Task brief: Find each line with the word "this" and copy it.

Entries from a dataset:
====
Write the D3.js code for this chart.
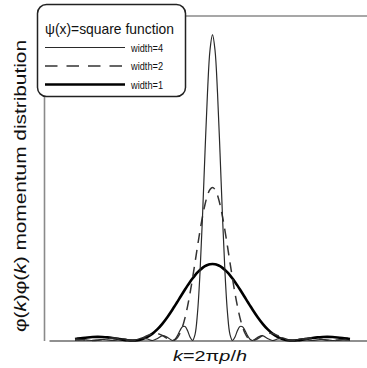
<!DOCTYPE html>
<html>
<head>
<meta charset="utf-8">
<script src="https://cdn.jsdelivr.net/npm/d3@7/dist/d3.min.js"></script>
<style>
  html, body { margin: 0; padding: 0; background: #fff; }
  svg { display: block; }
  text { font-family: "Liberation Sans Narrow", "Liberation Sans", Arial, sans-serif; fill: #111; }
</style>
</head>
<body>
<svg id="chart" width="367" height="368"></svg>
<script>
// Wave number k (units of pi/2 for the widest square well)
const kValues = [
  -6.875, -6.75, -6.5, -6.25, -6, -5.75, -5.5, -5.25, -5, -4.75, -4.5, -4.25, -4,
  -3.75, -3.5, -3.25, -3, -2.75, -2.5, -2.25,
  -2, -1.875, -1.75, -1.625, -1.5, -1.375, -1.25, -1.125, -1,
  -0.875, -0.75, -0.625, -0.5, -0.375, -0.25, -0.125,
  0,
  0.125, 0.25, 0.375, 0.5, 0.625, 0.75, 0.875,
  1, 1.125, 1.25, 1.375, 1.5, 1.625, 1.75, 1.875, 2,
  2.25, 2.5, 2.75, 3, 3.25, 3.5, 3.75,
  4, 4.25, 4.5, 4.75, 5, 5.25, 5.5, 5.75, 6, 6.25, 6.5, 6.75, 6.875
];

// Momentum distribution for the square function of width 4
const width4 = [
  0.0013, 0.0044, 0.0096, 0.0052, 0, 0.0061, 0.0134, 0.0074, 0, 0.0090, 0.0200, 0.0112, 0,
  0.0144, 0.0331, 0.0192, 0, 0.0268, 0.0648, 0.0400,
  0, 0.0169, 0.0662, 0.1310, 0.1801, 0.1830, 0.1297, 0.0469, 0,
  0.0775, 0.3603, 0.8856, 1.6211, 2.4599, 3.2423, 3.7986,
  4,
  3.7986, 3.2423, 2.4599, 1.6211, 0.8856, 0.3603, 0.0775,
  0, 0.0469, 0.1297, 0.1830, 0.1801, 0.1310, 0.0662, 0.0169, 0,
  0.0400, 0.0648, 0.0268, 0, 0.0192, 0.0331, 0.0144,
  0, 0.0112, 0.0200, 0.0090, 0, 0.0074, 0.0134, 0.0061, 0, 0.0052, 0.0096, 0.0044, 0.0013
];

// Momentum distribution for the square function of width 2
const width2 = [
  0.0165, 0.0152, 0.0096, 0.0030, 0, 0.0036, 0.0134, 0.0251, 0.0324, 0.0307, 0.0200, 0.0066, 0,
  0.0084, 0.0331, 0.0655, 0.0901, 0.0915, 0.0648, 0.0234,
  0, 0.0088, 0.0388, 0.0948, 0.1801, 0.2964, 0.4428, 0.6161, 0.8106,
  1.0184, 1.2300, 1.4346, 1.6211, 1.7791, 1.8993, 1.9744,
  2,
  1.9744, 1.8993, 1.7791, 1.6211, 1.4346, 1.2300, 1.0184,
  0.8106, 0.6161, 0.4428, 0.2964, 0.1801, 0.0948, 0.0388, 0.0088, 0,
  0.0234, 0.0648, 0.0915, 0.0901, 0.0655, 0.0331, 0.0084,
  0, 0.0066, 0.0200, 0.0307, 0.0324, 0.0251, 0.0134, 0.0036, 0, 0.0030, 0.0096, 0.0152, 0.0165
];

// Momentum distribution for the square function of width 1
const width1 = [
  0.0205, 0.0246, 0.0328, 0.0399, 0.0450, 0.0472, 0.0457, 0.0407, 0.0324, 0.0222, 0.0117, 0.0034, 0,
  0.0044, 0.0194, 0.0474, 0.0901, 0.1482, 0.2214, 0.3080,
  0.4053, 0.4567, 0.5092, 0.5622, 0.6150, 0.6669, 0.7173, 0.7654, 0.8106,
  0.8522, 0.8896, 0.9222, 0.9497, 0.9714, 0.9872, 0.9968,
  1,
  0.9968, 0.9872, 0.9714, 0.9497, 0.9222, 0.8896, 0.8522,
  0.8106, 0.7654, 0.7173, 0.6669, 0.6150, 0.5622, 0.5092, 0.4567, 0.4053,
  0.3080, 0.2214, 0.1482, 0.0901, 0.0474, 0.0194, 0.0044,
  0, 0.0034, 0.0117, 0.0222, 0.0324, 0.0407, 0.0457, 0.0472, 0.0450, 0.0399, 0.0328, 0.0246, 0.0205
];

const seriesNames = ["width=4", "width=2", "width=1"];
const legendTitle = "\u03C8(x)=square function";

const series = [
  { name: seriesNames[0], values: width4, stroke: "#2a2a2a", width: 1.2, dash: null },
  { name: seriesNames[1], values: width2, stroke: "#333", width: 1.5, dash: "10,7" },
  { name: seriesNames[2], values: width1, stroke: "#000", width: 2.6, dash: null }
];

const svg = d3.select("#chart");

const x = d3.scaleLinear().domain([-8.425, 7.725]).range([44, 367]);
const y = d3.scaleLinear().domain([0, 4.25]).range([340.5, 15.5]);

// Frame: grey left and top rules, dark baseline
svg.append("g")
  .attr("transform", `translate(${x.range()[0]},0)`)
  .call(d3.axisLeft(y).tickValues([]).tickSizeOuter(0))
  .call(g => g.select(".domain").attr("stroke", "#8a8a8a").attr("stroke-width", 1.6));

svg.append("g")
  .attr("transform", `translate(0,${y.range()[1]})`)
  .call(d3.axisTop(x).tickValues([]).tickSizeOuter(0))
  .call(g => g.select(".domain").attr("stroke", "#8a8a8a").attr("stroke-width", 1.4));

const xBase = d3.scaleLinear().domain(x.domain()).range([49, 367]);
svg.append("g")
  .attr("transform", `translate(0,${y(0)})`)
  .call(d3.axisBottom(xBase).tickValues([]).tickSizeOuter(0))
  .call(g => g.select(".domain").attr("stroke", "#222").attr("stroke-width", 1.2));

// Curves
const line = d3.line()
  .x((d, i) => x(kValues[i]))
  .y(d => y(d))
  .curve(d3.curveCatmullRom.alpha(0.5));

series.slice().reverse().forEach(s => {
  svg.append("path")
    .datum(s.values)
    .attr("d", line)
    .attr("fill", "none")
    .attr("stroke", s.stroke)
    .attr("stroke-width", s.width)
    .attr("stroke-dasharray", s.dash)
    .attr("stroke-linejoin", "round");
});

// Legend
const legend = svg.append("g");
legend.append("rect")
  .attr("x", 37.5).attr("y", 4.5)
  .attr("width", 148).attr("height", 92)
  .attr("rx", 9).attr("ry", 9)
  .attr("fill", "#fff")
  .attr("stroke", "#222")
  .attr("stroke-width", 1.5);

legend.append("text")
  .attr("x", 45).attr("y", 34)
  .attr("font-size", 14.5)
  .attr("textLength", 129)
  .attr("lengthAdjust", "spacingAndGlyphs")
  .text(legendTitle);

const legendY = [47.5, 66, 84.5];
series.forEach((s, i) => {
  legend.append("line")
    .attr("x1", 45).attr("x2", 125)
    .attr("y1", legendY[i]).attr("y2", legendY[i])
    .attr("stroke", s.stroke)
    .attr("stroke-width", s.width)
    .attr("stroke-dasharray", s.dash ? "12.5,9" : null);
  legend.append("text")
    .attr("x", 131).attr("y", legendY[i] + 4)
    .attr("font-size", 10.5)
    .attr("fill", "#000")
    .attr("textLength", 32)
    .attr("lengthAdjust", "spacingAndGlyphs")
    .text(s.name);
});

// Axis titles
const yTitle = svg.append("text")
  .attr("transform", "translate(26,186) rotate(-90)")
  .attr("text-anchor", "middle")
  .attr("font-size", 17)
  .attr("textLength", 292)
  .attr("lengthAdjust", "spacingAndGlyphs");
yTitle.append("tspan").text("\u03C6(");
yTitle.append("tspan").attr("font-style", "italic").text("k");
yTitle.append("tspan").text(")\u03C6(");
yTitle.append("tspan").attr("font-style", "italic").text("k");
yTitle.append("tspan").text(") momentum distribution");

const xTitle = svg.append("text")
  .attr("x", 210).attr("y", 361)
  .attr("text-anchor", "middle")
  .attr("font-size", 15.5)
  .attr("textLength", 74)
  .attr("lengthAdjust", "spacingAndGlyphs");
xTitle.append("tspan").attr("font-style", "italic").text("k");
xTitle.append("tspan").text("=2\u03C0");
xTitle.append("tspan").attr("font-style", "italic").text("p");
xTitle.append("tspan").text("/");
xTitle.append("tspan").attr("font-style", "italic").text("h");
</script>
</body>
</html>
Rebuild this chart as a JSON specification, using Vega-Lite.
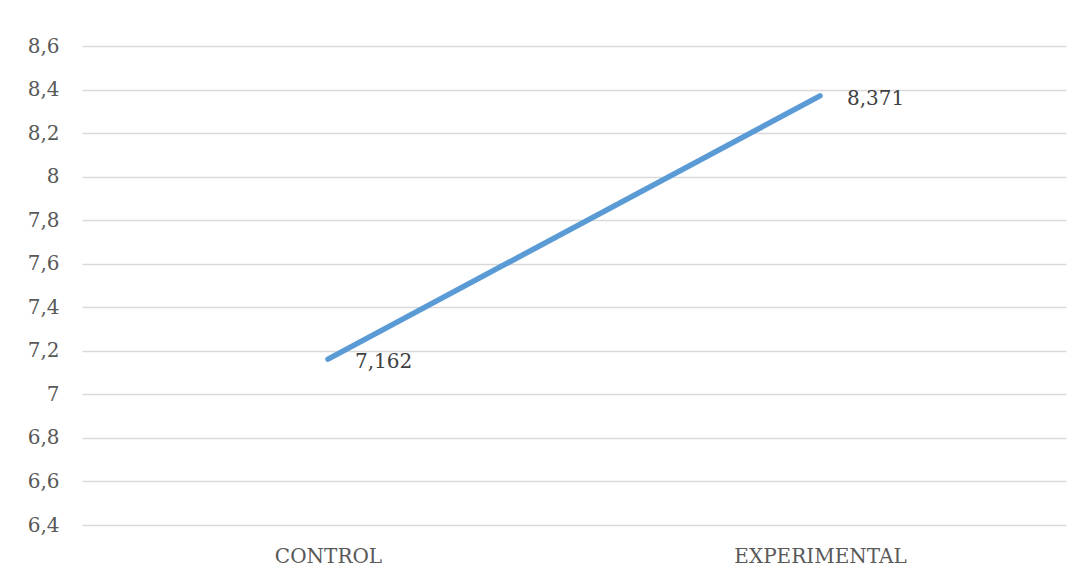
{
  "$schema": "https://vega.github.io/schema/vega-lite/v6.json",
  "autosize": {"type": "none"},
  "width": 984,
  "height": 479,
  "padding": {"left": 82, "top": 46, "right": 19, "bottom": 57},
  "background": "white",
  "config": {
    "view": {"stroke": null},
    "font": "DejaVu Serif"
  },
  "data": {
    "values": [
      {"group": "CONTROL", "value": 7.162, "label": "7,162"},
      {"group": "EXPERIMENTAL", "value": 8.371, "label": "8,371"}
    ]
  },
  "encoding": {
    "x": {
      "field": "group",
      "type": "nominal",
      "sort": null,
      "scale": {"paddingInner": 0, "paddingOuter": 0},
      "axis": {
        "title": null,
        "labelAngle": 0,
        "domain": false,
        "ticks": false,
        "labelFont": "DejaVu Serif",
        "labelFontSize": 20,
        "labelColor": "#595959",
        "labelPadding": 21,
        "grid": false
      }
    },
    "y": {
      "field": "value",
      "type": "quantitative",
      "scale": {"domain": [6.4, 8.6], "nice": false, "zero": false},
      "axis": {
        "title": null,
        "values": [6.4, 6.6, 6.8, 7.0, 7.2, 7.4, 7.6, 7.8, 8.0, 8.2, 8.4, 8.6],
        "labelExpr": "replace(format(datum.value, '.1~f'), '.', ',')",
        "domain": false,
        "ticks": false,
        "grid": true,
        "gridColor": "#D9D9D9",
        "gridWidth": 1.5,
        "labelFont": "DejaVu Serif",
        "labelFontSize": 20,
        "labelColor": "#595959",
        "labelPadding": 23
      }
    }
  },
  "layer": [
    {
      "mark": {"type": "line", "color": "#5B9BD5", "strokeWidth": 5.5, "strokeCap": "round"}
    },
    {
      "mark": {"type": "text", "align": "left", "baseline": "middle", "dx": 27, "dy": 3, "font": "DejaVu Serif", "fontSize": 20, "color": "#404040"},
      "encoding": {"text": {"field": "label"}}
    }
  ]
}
====
The completed task:
Write the D3.js code for this chart.
Rebuild this chart as a JSON specification, using Vega-Lite.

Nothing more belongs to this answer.